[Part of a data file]
------------------------------------
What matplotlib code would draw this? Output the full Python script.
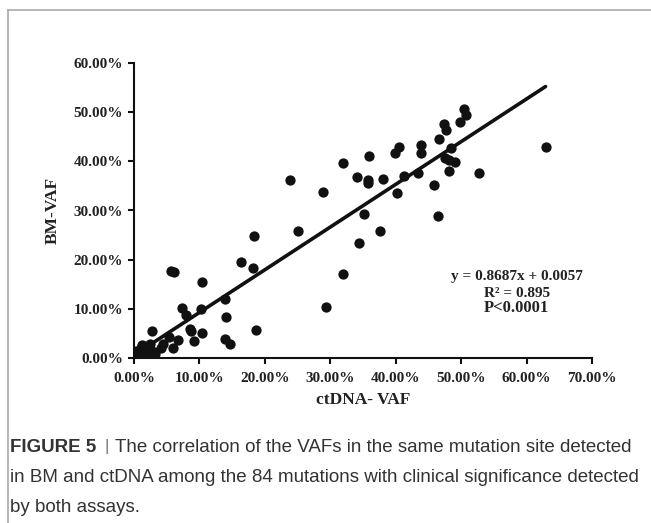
import matplotlib
matplotlib.use("Agg")
import matplotlib.pyplot as plt
from matplotlib.ticker import PercentFormatter, MultipleLocator
from matplotlib.lines import Line2D

# ctDNA VAF (%) and BM VAF (%)
ctdna_vaf = [50.5, 50.8, 49.9, 47.4, 47.7, 46.6, 40.5, 39.9, 43.9, 43.8, 48.5, 62.9,
             47.6, 48.1, 49.0, 35.9, 31.9, 48.1, 52.8, 34.1, 35.8, 35.8, 38.1, 41.2,
             43.4, 45.8, 28.9, 40.2, 23.8,
             35.2, 46.5, 37.6, 34.4, 31.9, 29.3, 25.1,
             18.4, 16.4, 18.2, 5.6, 6.1, 10.4, 13.9, 7.3, 10.2, 7.9, 14.1, 8.5, 8.7,
             18.6, 2.8, 5.4, 10.4, 6.7, 9.2, 13.9, 14.7, 4.5, 4.2, 6.0,
             0.2, 0.4, 0.5, 0.7, 0.8, 1.0, 1.1, 1.3, 1.5, 1.6, 1.8, 1.9, 2.0, 2.1,
             2.3, 2.5, 2.6, 2.8, 3.0, 3.2, 0.3, 1.2, 1.7, 2.4]
bm_vaf = [50.7, 49.4, 48.1, 47.6, 46.3, 44.6, 43.0, 41.6, 43.4, 41.6, 42.8, 42.9,
          40.6, 40.2, 39.8, 41.1, 39.7, 38.1, 37.7, 36.9, 36.2, 35.6, 36.5, 37.1,
          37.7, 35.2, 33.7, 33.6, 36.2,
          29.3, 28.9, 25.8, 23.4, 17.0, 10.4, 25.8,
          24.8, 19.5, 18.4, 17.7, 17.5, 15.5, 11.9, 10.2, 10.0, 8.7, 8.3, 6.0, 5.5,
          5.6, 5.4, 4.3, 5.0, 3.7, 3.5, 3.8, 2.8, 2.8, 2.0, 2.1,
          0.3, 0.8, 1.2, 0.5, 1.5, 1.0, 2.0, 0.6, 1.8, 2.4, 1.2, 0.8, 2.2, 1.6,
          0.6, 1.9, 1.0, 0.7, 1.3, 0.9, 1.5, 2.6, 0.3, 2.8]

slope = 0.8687
intercept = 0.0057
r_squared = 0.895
p_text = "P<0.0001"

caption_lines = [
    "The correlation of the VAFs in the same mutation site detected",
    "in BM and ctDNA among the 84 mutations with clinical significance detected",
    "by both assays.",
]

x_vals = [v / 100 for v in ctdna_vaf]
y_vals = [v / 100 for v in bm_vaf]

fig = plt.figure(figsize=(6.51, 5.23), dpi=100)
ax = fig.add_axes([134 / 651, 1 - 358 / 523, 458 / 651, 295 / 523])

serif = ["Liberation Serif", "DejaVu Serif"]

ax.scatter(x_vals, y_vals, s=55, color="#111111", zorder=3, linewidths=0)
x0, x1 = 0.0, max(x_vals)
ax.plot([x0, x1], [slope * x0 + intercept, slope * x1 + intercept],
        color="#111111", lw=2.6, solid_capstyle="round", zorder=2)

ax.set_xlim(0, 0.70)
ax.set_ylim(0, 0.60)
ax.xaxis.set_major_locator(MultipleLocator(0.10))
ax.yaxis.set_major_locator(MultipleLocator(0.10))
ax.xaxis.set_major_formatter(PercentFormatter(xmax=1, decimals=2))
ax.yaxis.set_major_formatter(PercentFormatter(xmax=1, decimals=2))

for s in ["top", "right"]:
    ax.spines[s].set_visible(False)
for s in ["left", "bottom"]:
    ax.spines[s].set_linewidth(1.5)
    ax.spines[s].set_color("#111111")
ax.tick_params(direction="out", length=4, width=1.5, color="#111111", pad=4)
for lab in ax.get_xticklabels() + ax.get_yticklabels():
    lab.set_fontfamily(serif)
    lab.set_fontweight("bold")
    lab.set_fontsize(11)
    lab.set_color("#222222")
ax.tick_params(axis="x", pad=6)

ax.set_xlabel("ctDNA- VAF", fontfamily=serif, fontweight="bold", fontsize=12.5,
              color="#222222", labelpad=5)
ax.set_ylabel("BM-VAF", fontfamily=serif, fontweight="bold", fontsize=12.5,
              color="#222222", labelpad=9)

stat_lines = [f"y = {slope}x + {intercept}", f"R² = {r_squared}", p_text]
stat_y = [0.1667, 0.1321, 0.1016]
stat_size = [11, 11, 12]
for txt, yy, fs in zip(stat_lines, stat_y, stat_size):
    ax.text(0.585, yy, txt, transform=ax.transData, ha="center", va="center",
            fontfamily=serif, fontweight="bold", fontsize=fs, color="#222222")

# frame lines
fig.add_artist(Line2D([8 / 651, 1], [1 - 10 / 523, 1 - 10 / 523],
                      transform=fig.transFigure, color="#aaaaaa", lw=1.2))
fig.add_artist(Line2D([8 / 651, 8 / 651], [0, 1 - 10 / 523],
                      transform=fig.transFigure, color="#aaaaaa", lw=1.2))

cap_font = ["Liberation Sans", "DejaVu Sans"]
cap_size = 13.5
cap_col = "#333333"
renderer = fig.canvas.get_renderer()
t0 = fig.text(10 / 651, 1 - 447 / 523, "FIGURE 5", fontfamily=cap_font,
              fontweight="bold", fontsize=cap_size, color=cap_col, va="center")
bb = t0.get_window_extent(renderer)
bar_x = bb.x1 + 8
fig.text(bar_x / 651, 1 - 446 / 523, "|", fontfamily=cap_font, fontsize=cap_size - 1,
         color="#777777", va="center")
fig.text((bar_x + 11) / 651, 1 - 447 / 523, caption_lines[0],
         fontfamily=cap_font, fontsize=cap_size, color=cap_col, va="center")
fig.text(10 / 651, 1 - 478 / 523, caption_lines[1],
         fontfamily=cap_font, fontsize=cap_size, color=cap_col, va="center")
fig.text(10 / 651, 1 - 508 / 523, caption_lines[2],
         fontfamily=cap_font, fontsize=cap_size, color=cap_col, va="center")

fig.savefig("out.png", dpi=100)
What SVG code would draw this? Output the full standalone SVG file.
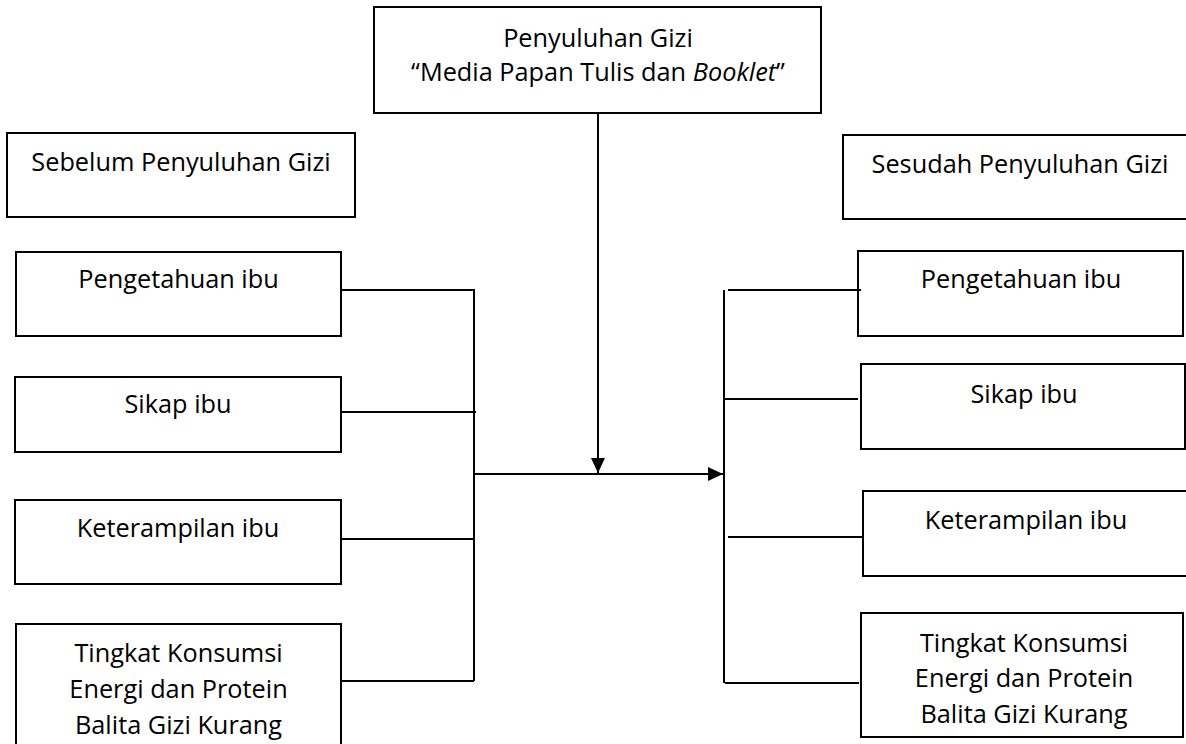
------------------------------------
-- TASK PROMPT --
Retype the whole listing exactly and leave the pictures out.

-- ANSWER --
What matplotlib code would draw this? Output the full Python script.
import matplotlib
matplotlib.use("Agg")
import matplotlib.pyplot as plt
from matplotlib.ticker import PercentFormatter, MultipleLocator
from matplotlib.lines import Line2D

# ctDNA VAF (%) and BM VAF (%)
ctdna_vaf = [50.5, 50.8, 49.9, 47.4, 47.7, 46.6, 40.5, 39.9, 43.9, 43.8, 48.5, 62.9,
             47.6, 48.1, 49.0, 35.9, 31.9, 48.1, 52.8, 34.1, 35.8, 35.8, 38.1, 41.2,
             43.4, 45.8, 28.9, 40.2, 23.8,
             35.2, 46.5, 37.6, 34.4, 31.9, 29.3, 25.1,
             18.4, 16.4, 18.2, 5.6, 6.1, 10.4, 13.9, 7.3, 10.2, 7.9, 14.1, 8.5, 8.7,
             18.6, 2.8, 5.4, 10.4, 6.7, 9.2, 13.9, 14.7, 4.5, 4.2, 6.0,
             0.2, 0.4, 0.5, 0.7, 0.8, 1.0, 1.1, 1.3, 1.5, 1.6, 1.8, 1.9, 2.0, 2.1,
             2.3, 2.5, 2.6, 2.8, 3.0, 3.2, 0.3, 1.2, 1.7, 2.4]
bm_vaf = [50.7, 49.4, 48.1, 47.6, 46.3, 44.6, 43.0, 41.6, 43.4, 41.6, 42.8, 42.9,
          40.6, 40.2, 39.8, 41.1, 39.7, 38.1, 37.7, 36.9, 36.2, 35.6, 36.5, 37.1,
          37.7, 35.2, 33.7, 33.6, 36.2,
          29.3, 28.9, 25.8, 23.4, 17.0, 10.4, 25.8,
          24.8, 19.5, 18.4, 17.7, 17.5, 15.5, 11.9, 10.2, 10.0, 8.7, 8.3, 6.0, 5.5,
          5.6, 5.4, 4.3, 5.0, 3.7, 3.5, 3.8, 2.8, 2.8, 2.0, 2.1,
          0.3, 0.8, 1.2, 0.5, 1.5, 1.0, 2.0, 0.6, 1.8, 2.4, 1.2, 0.8, 2.2, 1.6,
          0.6, 1.9, 1.0, 0.7, 1.3, 0.9, 1.5, 2.6, 0.3, 2.8]

slope = 0.8687
intercept = 0.0057
r_squared = 0.895
p_text = "P<0.0001"

caption_lines = [
    "The correlation of the VAFs in the same mutation site detected",
    "in BM and ctDNA among the 84 mutations with clinical significance detected",
    "by both assays.",
]

x_vals = [v / 100 for v in ctdna_vaf]
y_vals = [v / 100 for v in bm_vaf]

fig = plt.figure(figsize=(6.51, 5.23), dpi=100)
ax = fig.add_axes([134 / 651, 1 - 358 / 523, 458 / 651, 295 / 523])

serif = ["Liberation Serif", "DejaVu Serif"]

ax.scatter(x_vals, y_vals, s=55, color="#111111", zorder=3, linewidths=0)
x0, x1 = 0.0, max(x_vals)
ax.plot([x0, x1], [slope * x0 + intercept, slope * x1 + intercept],
        color="#111111", lw=2.6, solid_capstyle="round", zorder=2)

ax.set_xlim(0, 0.70)
ax.set_ylim(0, 0.60)
ax.xaxis.set_major_locator(MultipleLocator(0.10))
ax.yaxis.set_major_locator(MultipleLocator(0.10))
ax.xaxis.set_major_formatter(PercentFormatter(xmax=1, decimals=2))
ax.yaxis.set_major_formatter(PercentFormatter(xmax=1, decimals=2))

for s in ["top", "right"]:
    ax.spines[s].set_visible(False)
for s in ["left", "bottom"]:
    ax.spines[s].set_linewidth(1.5)
    ax.spines[s].set_color("#111111")
ax.tick_params(direction="out", length=4, width=1.5, color="#111111", pad=4)
for lab in ax.get_xticklabels() + ax.get_yticklabels():
    lab.set_fontfamily(serif)
    lab.set_fontweight("bold")
    lab.set_fontsize(11)
    lab.set_color("#222222")
ax.tick_params(axis="x", pad=6)

ax.set_xlabel("ctDNA- VAF", fontfamily=serif, fontweight="bold", fontsize=12.5,
              color="#222222", labelpad=5)
ax.set_ylabel("BM-VAF", fontfamily=serif, fontweight="bold", fontsize=12.5,
              color="#222222", labelpad=9)

stat_lines = [f"y = {slope}x + {intercept}", f"R² = {r_squared}", p_text]
stat_y = [0.1667, 0.1321, 0.1016]
stat_size = [11, 11, 12]
for txt, yy, fs in zip(stat_lines, stat_y, stat_size):
    ax.text(0.585, yy, txt, transform=ax.transData, ha="center", va="center",
            fontfamily=serif, fontweight="bold", fontsize=fs, color="#222222")

# frame lines
fig.add_artist(Line2D([8 / 651, 1], [1 - 10 / 523, 1 - 10 / 523],
                      transform=fig.transFigure, color="#aaaaaa", lw=1.2))
fig.add_artist(Line2D([8 / 651, 8 / 651], [0, 1 - 10 / 523],
                      transform=fig.transFigure, color="#aaaaaa", lw=1.2))

cap_font = ["Liberation Sans", "DejaVu Sans"]
cap_size = 13.5
cap_col = "#333333"
renderer = fig.canvas.get_renderer()
t0 = fig.text(10 / 651, 1 - 447 / 523, "FIGURE 5", fontfamily=cap_font,
              fontweight="bold", fontsize=cap_size, color=cap_col, va="center")
bb = t0.get_window_extent(renderer)
bar_x = bb.x1 + 8
fig.text(bar_x / 651, 1 - 446 / 523, "|", fontfamily=cap_font, fontsize=cap_size - 1,
         color="#777777", va="center")
fig.text((bar_x + 11) / 651, 1 - 447 / 523, caption_lines[0],
         fontfamily=cap_font, fontsize=cap_size, color=cap_col, va="center")
fig.text(10 / 651, 1 - 478 / 523, caption_lines[1],
         fontfamily=cap_font, fontsize=cap_size, color=cap_col, va="center")
fig.text(10 / 651, 1 - 508 / 523, caption_lines[2],
         fontfamily=cap_font, fontsize=cap_size, color=cap_col, va="center")

fig.savefig("out.png", dpi=100)
What SVG code would draw this? Output the full standalone SVG file.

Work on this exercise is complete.